-- Begin --
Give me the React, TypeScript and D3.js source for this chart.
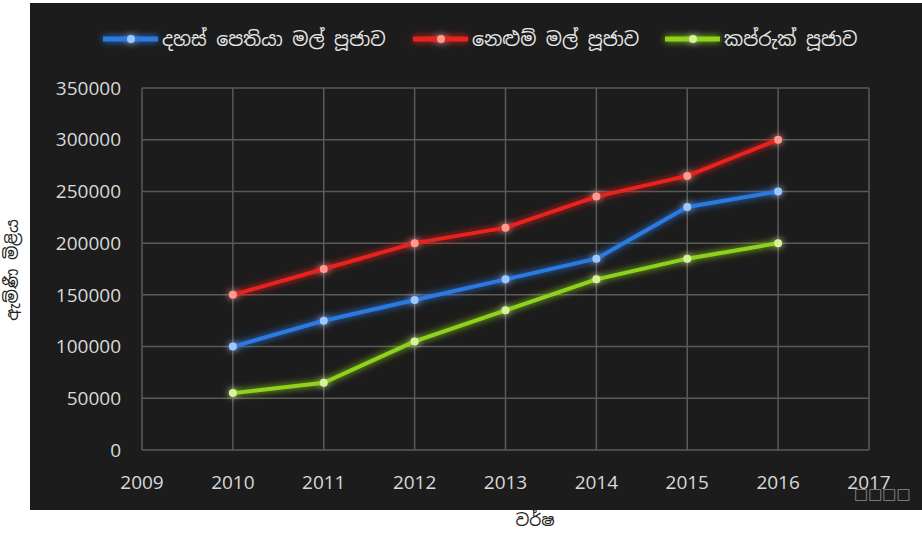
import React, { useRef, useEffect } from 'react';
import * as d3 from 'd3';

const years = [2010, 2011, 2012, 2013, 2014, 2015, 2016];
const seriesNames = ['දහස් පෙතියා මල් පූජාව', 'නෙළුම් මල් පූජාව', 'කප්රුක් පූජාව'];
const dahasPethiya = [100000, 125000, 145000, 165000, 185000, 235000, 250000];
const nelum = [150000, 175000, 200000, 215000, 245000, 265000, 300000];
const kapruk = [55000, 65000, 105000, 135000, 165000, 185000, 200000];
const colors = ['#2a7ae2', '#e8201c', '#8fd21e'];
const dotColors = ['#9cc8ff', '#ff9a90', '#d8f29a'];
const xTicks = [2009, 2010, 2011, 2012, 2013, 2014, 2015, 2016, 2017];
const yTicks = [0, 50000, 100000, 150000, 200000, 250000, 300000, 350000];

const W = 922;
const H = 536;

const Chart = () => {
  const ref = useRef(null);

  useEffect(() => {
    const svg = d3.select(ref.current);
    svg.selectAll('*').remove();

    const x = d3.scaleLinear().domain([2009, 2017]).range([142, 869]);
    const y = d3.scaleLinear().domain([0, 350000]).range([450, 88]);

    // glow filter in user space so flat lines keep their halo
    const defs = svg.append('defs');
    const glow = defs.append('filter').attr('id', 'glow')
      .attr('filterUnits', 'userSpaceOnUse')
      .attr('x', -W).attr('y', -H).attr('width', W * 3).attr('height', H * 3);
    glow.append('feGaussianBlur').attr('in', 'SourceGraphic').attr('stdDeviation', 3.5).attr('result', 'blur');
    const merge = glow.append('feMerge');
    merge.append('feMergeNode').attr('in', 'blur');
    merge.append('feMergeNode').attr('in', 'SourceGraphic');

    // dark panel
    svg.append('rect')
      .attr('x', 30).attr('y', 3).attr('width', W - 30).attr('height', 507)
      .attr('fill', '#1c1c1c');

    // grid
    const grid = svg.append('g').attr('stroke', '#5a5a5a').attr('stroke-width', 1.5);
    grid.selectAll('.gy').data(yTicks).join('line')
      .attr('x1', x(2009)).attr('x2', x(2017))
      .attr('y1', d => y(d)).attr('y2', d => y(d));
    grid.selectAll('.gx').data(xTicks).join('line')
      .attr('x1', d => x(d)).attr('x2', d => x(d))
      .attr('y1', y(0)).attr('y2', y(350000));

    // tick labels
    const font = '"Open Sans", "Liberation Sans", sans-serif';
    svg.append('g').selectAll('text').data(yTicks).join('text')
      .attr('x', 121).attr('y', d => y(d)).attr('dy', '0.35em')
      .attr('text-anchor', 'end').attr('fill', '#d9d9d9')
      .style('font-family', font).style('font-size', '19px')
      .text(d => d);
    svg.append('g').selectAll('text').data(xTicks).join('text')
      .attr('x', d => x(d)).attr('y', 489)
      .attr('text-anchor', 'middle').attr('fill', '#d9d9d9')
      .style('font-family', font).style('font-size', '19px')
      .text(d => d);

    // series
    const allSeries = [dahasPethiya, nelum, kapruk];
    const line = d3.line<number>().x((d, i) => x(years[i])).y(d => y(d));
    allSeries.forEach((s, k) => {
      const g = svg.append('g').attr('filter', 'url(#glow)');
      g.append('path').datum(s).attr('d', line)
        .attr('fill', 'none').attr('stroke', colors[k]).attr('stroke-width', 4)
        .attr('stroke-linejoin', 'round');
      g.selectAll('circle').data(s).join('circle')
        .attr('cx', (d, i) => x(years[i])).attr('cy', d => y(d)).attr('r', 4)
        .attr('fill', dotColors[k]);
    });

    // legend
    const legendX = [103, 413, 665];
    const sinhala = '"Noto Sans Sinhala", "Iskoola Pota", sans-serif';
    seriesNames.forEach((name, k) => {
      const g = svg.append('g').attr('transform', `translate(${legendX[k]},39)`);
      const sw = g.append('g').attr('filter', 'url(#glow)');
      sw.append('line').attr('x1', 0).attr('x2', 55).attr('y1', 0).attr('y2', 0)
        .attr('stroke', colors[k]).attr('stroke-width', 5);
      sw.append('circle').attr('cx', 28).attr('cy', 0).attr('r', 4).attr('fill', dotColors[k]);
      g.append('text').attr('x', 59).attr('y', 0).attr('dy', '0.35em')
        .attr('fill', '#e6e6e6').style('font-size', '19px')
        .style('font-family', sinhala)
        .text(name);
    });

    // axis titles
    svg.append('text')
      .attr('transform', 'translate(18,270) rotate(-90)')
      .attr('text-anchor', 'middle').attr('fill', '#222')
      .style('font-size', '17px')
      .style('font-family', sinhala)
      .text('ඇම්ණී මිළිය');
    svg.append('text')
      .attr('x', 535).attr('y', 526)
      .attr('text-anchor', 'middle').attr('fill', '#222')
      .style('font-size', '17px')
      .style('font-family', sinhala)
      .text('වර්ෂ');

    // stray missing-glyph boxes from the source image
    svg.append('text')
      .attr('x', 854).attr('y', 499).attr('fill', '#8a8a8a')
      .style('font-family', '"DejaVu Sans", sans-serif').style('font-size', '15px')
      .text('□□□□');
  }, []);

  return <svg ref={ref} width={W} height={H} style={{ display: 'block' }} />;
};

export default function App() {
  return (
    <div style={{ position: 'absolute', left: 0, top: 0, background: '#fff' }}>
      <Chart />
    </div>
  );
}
-- End --
Direction ::
Filter the data, keeping only the lines that contain "React".

Solution to this problem ::
Give me the React, TypeScript and D3.js source for this chart.
import React, { useRef, useEffect } from 'react';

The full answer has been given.